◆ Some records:
------

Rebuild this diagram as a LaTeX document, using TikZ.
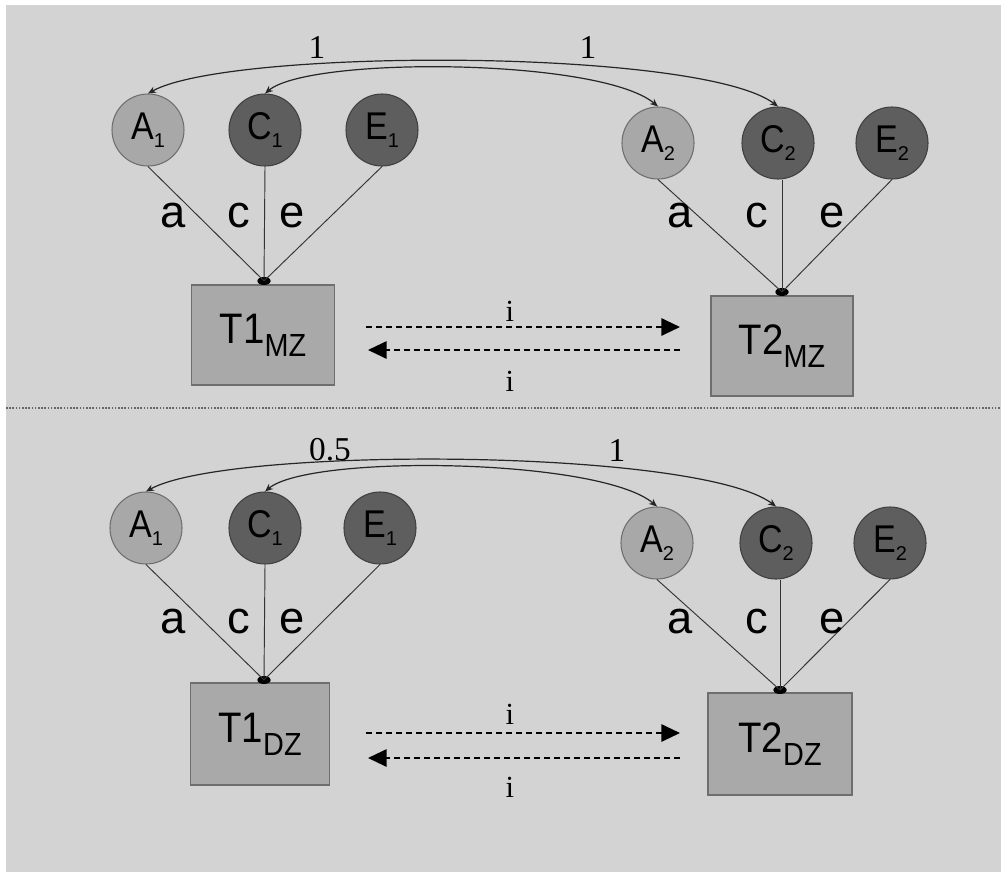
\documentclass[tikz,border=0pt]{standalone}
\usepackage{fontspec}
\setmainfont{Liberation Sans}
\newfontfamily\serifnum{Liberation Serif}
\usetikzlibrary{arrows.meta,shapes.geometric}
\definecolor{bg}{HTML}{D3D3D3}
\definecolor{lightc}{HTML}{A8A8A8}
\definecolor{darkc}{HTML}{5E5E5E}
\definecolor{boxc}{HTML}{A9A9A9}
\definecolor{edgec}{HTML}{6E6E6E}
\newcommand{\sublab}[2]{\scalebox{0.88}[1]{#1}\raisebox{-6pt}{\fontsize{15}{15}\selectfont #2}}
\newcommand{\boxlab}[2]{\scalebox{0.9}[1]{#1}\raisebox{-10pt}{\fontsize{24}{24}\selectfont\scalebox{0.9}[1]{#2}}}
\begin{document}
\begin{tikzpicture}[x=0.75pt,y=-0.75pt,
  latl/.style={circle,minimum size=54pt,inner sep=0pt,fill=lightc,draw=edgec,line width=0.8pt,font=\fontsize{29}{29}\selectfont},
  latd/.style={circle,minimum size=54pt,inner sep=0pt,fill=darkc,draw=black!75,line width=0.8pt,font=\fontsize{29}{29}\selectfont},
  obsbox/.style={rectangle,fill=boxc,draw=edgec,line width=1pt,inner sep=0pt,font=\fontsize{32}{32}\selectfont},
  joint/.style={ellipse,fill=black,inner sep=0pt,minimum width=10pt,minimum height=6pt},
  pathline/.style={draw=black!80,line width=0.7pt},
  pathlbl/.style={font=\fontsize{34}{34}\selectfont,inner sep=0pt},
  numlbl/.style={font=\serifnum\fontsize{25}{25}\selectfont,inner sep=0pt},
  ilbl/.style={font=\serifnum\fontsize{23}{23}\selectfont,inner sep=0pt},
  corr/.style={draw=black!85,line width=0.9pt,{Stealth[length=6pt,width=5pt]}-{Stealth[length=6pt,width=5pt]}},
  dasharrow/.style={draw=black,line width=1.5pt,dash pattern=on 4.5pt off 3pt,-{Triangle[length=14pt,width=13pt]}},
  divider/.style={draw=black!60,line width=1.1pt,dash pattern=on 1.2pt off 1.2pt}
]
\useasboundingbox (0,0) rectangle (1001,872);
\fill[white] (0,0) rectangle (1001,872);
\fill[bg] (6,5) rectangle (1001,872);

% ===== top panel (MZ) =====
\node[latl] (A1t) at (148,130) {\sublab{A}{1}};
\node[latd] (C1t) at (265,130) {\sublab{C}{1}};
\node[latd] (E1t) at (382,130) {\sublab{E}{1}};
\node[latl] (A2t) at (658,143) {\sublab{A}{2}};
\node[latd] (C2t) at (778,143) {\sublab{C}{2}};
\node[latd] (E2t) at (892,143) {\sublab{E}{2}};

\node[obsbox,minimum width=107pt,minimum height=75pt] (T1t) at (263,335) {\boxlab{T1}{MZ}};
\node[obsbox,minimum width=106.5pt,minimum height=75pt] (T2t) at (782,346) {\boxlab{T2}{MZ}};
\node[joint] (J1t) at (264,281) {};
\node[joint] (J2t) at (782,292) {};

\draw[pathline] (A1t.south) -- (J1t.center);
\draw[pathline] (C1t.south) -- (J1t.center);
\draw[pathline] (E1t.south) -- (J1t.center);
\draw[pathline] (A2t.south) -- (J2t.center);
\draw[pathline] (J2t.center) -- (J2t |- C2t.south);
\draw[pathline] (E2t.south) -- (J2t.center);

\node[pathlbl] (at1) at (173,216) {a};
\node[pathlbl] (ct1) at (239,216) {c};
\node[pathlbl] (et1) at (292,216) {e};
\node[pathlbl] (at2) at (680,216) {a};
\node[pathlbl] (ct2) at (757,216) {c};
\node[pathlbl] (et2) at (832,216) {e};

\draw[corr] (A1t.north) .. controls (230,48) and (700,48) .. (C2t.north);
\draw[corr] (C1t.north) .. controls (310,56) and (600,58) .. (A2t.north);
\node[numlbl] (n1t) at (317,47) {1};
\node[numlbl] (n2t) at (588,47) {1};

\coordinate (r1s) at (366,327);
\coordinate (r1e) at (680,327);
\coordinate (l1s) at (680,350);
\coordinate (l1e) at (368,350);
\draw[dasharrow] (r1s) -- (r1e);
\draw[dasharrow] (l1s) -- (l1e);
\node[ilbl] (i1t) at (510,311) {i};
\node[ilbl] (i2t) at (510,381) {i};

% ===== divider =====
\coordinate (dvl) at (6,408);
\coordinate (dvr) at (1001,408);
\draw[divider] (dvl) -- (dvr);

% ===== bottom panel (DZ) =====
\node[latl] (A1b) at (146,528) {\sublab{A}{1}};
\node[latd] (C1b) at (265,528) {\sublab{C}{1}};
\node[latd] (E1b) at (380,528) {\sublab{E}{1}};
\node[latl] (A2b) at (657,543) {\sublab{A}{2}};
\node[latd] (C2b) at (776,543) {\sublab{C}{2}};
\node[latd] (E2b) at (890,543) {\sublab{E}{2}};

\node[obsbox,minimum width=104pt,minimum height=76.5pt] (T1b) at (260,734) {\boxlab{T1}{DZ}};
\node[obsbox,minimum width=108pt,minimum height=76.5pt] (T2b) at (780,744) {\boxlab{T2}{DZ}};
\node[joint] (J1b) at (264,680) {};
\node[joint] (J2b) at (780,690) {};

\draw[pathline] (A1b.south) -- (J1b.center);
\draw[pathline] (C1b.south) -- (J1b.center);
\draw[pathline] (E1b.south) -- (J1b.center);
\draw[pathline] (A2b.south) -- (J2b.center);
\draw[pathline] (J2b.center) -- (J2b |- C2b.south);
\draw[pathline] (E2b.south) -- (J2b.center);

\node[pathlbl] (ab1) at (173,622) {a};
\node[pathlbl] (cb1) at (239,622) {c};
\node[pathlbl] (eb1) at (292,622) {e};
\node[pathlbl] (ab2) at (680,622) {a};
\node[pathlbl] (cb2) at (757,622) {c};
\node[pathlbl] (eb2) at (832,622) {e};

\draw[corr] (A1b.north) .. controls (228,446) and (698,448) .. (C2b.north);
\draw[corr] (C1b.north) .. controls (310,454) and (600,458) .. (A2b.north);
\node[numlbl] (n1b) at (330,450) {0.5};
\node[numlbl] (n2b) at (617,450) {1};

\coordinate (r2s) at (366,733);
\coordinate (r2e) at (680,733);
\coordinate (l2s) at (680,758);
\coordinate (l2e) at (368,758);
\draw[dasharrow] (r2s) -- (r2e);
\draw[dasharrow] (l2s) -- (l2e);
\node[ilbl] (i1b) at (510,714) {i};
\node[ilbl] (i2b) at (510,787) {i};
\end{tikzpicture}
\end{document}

------

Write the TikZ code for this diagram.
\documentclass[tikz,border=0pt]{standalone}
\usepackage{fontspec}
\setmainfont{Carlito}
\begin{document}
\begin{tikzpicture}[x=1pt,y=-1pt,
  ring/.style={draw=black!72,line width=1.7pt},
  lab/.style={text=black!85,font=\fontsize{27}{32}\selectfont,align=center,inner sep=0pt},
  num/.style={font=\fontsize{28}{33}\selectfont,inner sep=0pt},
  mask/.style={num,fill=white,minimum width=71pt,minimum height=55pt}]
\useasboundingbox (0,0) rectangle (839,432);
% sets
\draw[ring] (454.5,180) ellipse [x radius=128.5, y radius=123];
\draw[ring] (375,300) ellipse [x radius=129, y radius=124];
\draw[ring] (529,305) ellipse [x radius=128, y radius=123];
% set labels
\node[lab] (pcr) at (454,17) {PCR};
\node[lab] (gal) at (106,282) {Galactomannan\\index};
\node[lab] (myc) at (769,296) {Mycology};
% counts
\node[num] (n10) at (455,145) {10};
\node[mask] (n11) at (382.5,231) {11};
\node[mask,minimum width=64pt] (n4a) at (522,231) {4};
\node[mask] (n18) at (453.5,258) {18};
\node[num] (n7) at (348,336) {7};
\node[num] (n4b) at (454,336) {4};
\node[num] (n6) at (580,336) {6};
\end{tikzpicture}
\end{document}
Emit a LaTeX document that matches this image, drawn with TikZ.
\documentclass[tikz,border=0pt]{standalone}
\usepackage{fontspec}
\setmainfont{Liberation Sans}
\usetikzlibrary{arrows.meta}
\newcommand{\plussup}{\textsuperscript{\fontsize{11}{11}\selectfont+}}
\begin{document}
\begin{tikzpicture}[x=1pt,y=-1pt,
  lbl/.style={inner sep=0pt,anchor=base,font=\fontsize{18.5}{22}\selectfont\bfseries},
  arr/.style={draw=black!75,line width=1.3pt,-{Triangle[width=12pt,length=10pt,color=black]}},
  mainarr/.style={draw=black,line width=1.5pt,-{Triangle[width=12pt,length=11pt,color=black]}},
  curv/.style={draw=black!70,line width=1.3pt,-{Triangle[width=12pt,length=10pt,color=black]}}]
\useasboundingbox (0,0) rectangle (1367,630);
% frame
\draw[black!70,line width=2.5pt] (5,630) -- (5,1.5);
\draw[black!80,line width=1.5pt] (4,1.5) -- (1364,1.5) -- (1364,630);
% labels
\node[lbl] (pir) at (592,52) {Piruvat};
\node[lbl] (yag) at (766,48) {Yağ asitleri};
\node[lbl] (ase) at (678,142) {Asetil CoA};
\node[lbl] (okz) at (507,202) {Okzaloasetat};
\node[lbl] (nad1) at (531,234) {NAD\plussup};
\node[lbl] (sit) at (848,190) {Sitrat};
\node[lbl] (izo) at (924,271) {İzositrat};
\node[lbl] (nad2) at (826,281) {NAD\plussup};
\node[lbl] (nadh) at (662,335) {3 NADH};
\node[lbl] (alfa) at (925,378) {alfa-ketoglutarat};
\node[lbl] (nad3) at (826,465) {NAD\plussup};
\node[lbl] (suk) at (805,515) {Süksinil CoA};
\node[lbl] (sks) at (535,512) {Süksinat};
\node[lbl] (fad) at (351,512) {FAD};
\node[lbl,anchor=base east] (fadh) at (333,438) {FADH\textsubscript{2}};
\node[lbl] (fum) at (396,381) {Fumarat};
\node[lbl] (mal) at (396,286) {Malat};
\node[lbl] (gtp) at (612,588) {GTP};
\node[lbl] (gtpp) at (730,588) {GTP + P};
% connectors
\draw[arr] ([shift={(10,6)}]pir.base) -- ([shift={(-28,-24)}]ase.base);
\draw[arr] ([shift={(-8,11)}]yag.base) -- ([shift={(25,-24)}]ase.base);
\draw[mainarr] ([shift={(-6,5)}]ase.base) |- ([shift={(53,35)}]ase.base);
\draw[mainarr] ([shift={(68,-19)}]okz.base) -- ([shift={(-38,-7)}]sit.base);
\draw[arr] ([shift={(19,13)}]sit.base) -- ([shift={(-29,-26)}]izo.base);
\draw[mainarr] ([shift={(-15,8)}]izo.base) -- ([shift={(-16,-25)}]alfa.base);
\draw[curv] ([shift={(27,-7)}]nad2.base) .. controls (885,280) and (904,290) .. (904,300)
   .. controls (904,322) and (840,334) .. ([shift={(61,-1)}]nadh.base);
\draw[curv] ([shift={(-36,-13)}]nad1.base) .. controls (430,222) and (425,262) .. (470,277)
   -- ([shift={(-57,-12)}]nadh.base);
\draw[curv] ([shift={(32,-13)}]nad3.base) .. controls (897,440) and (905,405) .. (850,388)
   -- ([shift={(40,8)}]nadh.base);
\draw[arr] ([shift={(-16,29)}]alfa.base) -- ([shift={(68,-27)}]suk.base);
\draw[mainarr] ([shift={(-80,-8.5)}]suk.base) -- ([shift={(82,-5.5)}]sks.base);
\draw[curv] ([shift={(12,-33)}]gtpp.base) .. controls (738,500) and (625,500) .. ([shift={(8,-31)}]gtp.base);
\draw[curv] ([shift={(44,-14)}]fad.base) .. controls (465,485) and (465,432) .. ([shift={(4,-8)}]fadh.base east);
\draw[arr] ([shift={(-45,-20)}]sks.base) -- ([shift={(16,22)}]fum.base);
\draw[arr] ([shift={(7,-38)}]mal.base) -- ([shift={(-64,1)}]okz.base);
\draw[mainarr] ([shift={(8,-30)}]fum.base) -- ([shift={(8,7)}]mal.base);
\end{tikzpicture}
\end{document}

------

◆ Given task: Omit all pictures and repeat exactly the lines from the one containing "Rebuild this diagram" through the one containing "(6,5) rectangle (1001,872);", ends included, with nothing added.

◆ Answer for the task:
Rebuild this diagram as a LaTeX document, using TikZ.
\documentclass[tikz,border=0pt]{standalone}
\usepackage{fontspec}
\setmainfont{Liberation Sans}
\newfontfamily\serifnum{Liberation Serif}
\usetikzlibrary{arrows.meta,shapes.geometric}
\definecolor{bg}{HTML}{D3D3D3}
\definecolor{lightc}{HTML}{A8A8A8}
\definecolor{darkc}{HTML}{5E5E5E}
\definecolor{boxc}{HTML}{A9A9A9}
\definecolor{edgec}{HTML}{6E6E6E}
\newcommand{\sublab}[2]{\scalebox{0.88}[1]{#1}\raisebox{-6pt}{\fontsize{15}{15}\selectfont #2}}
\newcommand{\boxlab}[2]{\scalebox{0.9}[1]{#1}\raisebox{-10pt}{\fontsize{24}{24}\selectfont\scalebox{0.9}[1]{#2}}}
\begin{document}
\begin{tikzpicture}[x=0.75pt,y=-0.75pt,
  latl/.style={circle,minimum size=54pt,inner sep=0pt,fill=lightc,draw=edgec,line width=0.8pt,font=\fontsize{29}{29}\selectfont},
  latd/.style={circle,minimum size=54pt,inner sep=0pt,fill=darkc,draw=black!75,line width=0.8pt,font=\fontsize{29}{29}\selectfont},
  obsbox/.style={rectangle,fill=boxc,draw=edgec,line width=1pt,inner sep=0pt,font=\fontsize{32}{32}\selectfont},
  joint/.style={ellipse,fill=black,inner sep=0pt,minimum width=10pt,minimum height=6pt},
  pathline/.style={draw=black!80,line width=0.7pt},
  pathlbl/.style={font=\fontsize{34}{34}\selectfont,inner sep=0pt},
  numlbl/.style={font=\serifnum\fontsize{25}{25}\selectfont,inner sep=0pt},
  ilbl/.style={font=\serifnum\fontsize{23}{23}\selectfont,inner sep=0pt},
  corr/.style={draw=black!85,line width=0.9pt,{Stealth[length=6pt,width=5pt]}-{Stealth[length=6pt,width=5pt]}},
  dasharrow/.style={draw=black,line width=1.5pt,dash pattern=on 4.5pt off 3pt,-{Triangle[length=14pt,width=13pt]}},
  divider/.style={draw=black!60,line width=1.1pt,dash pattern=on 1.2pt off 1.2pt}
]
\useasboundingbox (0,0) rectangle (1001,872);
\fill[white] (0,0) rectangle (1001,872);
\fill[bg] (6,5) rectangle (1001,872);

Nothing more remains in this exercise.